Without the pictures, reproduce the records that follow exactly.

━━━━━ Entries supplied

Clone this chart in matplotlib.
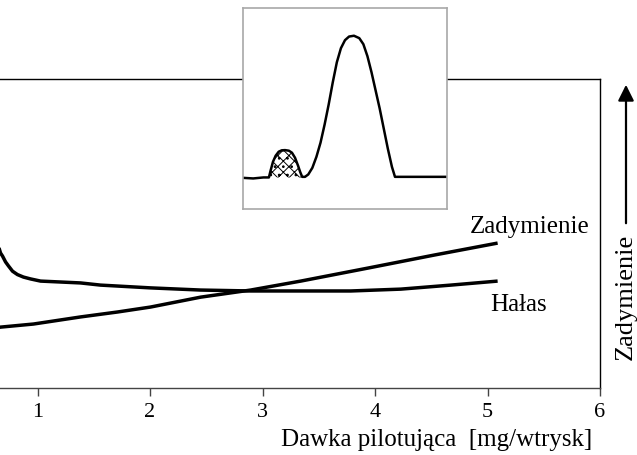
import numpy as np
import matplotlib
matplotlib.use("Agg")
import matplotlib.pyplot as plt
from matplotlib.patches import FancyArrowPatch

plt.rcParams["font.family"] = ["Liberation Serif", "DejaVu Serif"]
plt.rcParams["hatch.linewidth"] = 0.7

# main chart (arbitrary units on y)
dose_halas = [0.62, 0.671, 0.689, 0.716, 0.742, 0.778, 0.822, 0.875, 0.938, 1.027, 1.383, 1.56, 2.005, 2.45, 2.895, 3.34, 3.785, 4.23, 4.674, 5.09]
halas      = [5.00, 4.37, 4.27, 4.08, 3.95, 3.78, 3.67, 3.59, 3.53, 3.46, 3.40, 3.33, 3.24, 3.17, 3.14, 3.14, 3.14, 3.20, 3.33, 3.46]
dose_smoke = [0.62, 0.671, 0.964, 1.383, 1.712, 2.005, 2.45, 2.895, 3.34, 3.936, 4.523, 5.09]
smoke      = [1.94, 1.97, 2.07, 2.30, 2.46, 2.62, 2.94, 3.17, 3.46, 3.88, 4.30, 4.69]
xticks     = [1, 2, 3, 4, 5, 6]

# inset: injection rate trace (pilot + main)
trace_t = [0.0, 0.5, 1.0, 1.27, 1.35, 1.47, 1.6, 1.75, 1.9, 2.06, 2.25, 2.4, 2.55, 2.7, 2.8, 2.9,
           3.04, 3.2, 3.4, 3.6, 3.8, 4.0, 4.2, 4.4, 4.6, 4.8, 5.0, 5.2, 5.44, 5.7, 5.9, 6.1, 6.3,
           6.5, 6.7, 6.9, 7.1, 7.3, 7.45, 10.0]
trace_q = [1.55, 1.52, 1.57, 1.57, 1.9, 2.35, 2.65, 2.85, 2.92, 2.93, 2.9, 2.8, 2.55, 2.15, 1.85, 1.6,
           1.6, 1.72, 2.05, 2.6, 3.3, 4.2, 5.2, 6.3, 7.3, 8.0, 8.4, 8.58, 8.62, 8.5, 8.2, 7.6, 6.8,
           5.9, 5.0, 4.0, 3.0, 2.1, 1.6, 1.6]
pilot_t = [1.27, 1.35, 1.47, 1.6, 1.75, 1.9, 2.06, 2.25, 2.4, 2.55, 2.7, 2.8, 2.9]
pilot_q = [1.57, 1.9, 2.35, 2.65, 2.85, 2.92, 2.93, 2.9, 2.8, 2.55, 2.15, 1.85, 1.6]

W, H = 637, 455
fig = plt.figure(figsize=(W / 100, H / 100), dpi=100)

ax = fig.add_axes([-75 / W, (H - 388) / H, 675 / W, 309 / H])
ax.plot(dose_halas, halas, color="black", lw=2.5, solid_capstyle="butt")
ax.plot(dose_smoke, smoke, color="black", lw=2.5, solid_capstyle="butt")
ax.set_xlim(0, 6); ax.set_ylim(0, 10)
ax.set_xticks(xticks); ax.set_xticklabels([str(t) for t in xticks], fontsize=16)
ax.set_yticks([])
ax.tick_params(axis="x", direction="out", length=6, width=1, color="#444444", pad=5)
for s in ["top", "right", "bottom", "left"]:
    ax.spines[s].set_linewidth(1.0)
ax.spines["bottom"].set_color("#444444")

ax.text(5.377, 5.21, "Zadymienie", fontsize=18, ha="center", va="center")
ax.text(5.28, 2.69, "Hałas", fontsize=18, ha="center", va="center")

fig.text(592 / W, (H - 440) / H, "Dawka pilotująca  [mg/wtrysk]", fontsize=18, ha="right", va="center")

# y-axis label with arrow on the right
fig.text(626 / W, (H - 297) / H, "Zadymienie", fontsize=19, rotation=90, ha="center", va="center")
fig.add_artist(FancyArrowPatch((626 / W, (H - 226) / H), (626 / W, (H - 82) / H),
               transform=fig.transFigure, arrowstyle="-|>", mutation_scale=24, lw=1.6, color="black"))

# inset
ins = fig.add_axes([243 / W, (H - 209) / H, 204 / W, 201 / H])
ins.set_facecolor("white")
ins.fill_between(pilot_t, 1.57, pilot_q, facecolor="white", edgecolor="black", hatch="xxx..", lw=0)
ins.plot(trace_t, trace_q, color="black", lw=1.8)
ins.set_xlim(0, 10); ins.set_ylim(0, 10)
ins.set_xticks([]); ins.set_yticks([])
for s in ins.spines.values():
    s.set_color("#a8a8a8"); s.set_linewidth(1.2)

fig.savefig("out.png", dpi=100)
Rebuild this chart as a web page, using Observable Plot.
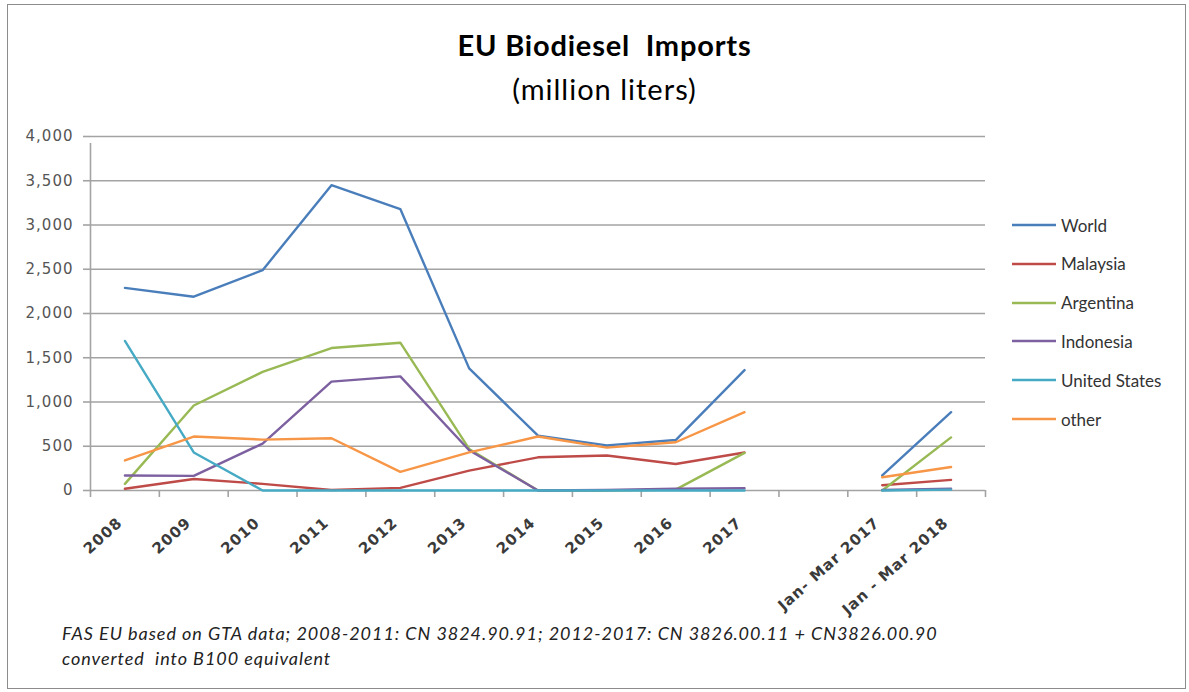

━━━━━━━━━━

Full response
Clone this chart in matplotlib.
import numpy as np
import matplotlib
matplotlib.use("Agg")
import matplotlib.pyplot as plt
from matplotlib.patches import FancyArrowPatch

plt.rcParams["font.family"] = ["Liberation Serif", "DejaVu Serif"]
plt.rcParams["hatch.linewidth"] = 0.7

# main chart (arbitrary units on y)
dose_halas = [0.62, 0.671, 0.689, 0.716, 0.742, 0.778, 0.822, 0.875, 0.938, 1.027, 1.383, 1.56, 2.005, 2.45, 2.895, 3.34, 3.785, 4.23, 4.674, 5.09]
halas      = [5.00, 4.37, 4.27, 4.08, 3.95, 3.78, 3.67, 3.59, 3.53, 3.46, 3.40, 3.33, 3.24, 3.17, 3.14, 3.14, 3.14, 3.20, 3.33, 3.46]
dose_smoke = [0.62, 0.671, 0.964, 1.383, 1.712, 2.005, 2.45, 2.895, 3.34, 3.936, 4.523, 5.09]
smoke      = [1.94, 1.97, 2.07, 2.30, 2.46, 2.62, 2.94, 3.17, 3.46, 3.88, 4.30, 4.69]
xticks     = [1, 2, 3, 4, 5, 6]

# inset: injection rate trace (pilot + main)
trace_t = [0.0, 0.5, 1.0, 1.27, 1.35, 1.47, 1.6, 1.75, 1.9, 2.06, 2.25, 2.4, 2.55, 2.7, 2.8, 2.9,
           3.04, 3.2, 3.4, 3.6, 3.8, 4.0, 4.2, 4.4, 4.6, 4.8, 5.0, 5.2, 5.44, 5.7, 5.9, 6.1, 6.3,
           6.5, 6.7, 6.9, 7.1, 7.3, 7.45, 10.0]
trace_q = [1.55, 1.52, 1.57, 1.57, 1.9, 2.35, 2.65, 2.85, 2.92, 2.93, 2.9, 2.8, 2.55, 2.15, 1.85, 1.6,
           1.6, 1.72, 2.05, 2.6, 3.3, 4.2, 5.2, 6.3, 7.3, 8.0, 8.4, 8.58, 8.62, 8.5, 8.2, 7.6, 6.8,
           5.9, 5.0, 4.0, 3.0, 2.1, 1.6, 1.6]
pilot_t = [1.27, 1.35, 1.47, 1.6, 1.75, 1.9, 2.06, 2.25, 2.4, 2.55, 2.7, 2.8, 2.9]
pilot_q = [1.57, 1.9, 2.35, 2.65, 2.85, 2.92, 2.93, 2.9, 2.8, 2.55, 2.15, 1.85, 1.6]

W, H = 637, 455
fig = plt.figure(figsize=(W / 100, H / 100), dpi=100)

ax = fig.add_axes([-75 / W, (H - 388) / H, 675 / W, 309 / H])
ax.plot(dose_halas, halas, color="black", lw=2.5, solid_capstyle="butt")
ax.plot(dose_smoke, smoke, color="black", lw=2.5, solid_capstyle="butt")
ax.set_xlim(0, 6); ax.set_ylim(0, 10)
ax.set_xticks(xticks); ax.set_xticklabels([str(t) for t in xticks], fontsize=16)
ax.set_yticks([])
ax.tick_params(axis="x", direction="out", length=6, width=1, color="#444444", pad=5)
for s in ["top", "right", "bottom", "left"]:
    ax.spines[s].set_linewidth(1.0)
ax.spines["bottom"].set_color("#444444")

ax.text(5.377, 5.21, "Zadymienie", fontsize=18, ha="center", va="center")
ax.text(5.28, 2.69, "Hałas", fontsize=18, ha="center", va="center")

fig.text(592 / W, (H - 440) / H, "Dawka pilotująca  [mg/wtrysk]", fontsize=18, ha="right", va="center")

# y-axis label with arrow on the right
fig.text(626 / W, (H - 297) / H, "Zadymienie", fontsize=19, rotation=90, ha="center", va="center")
fig.add_artist(FancyArrowPatch((626 / W, (H - 226) / H), (626 / W, (H - 82) / H),
               transform=fig.transFigure, arrowstyle="-|>", mutation_scale=24, lw=1.6, color="black"))

# inset
ins = fig.add_axes([243 / W, (H - 209) / H, 204 / W, 201 / H])
ins.set_facecolor("white")
ins.fill_between(pilot_t, 1.57, pilot_q, facecolor="white", edgecolor="black", hatch="xxx..", lw=0)
ins.plot(trace_t, trace_q, color="black", lw=1.8)
ins.set_xlim(0, 10); ins.set_ylim(0, 10)
ins.set_xticks([]); ins.set_yticks([])
for s in ins.spines.values():
    s.set_color("#a8a8a8"); s.set_linewidth(1.2)

fig.savefig("out.png", dpi=100)
Rebuild this chart as a web page, using Observable Plot.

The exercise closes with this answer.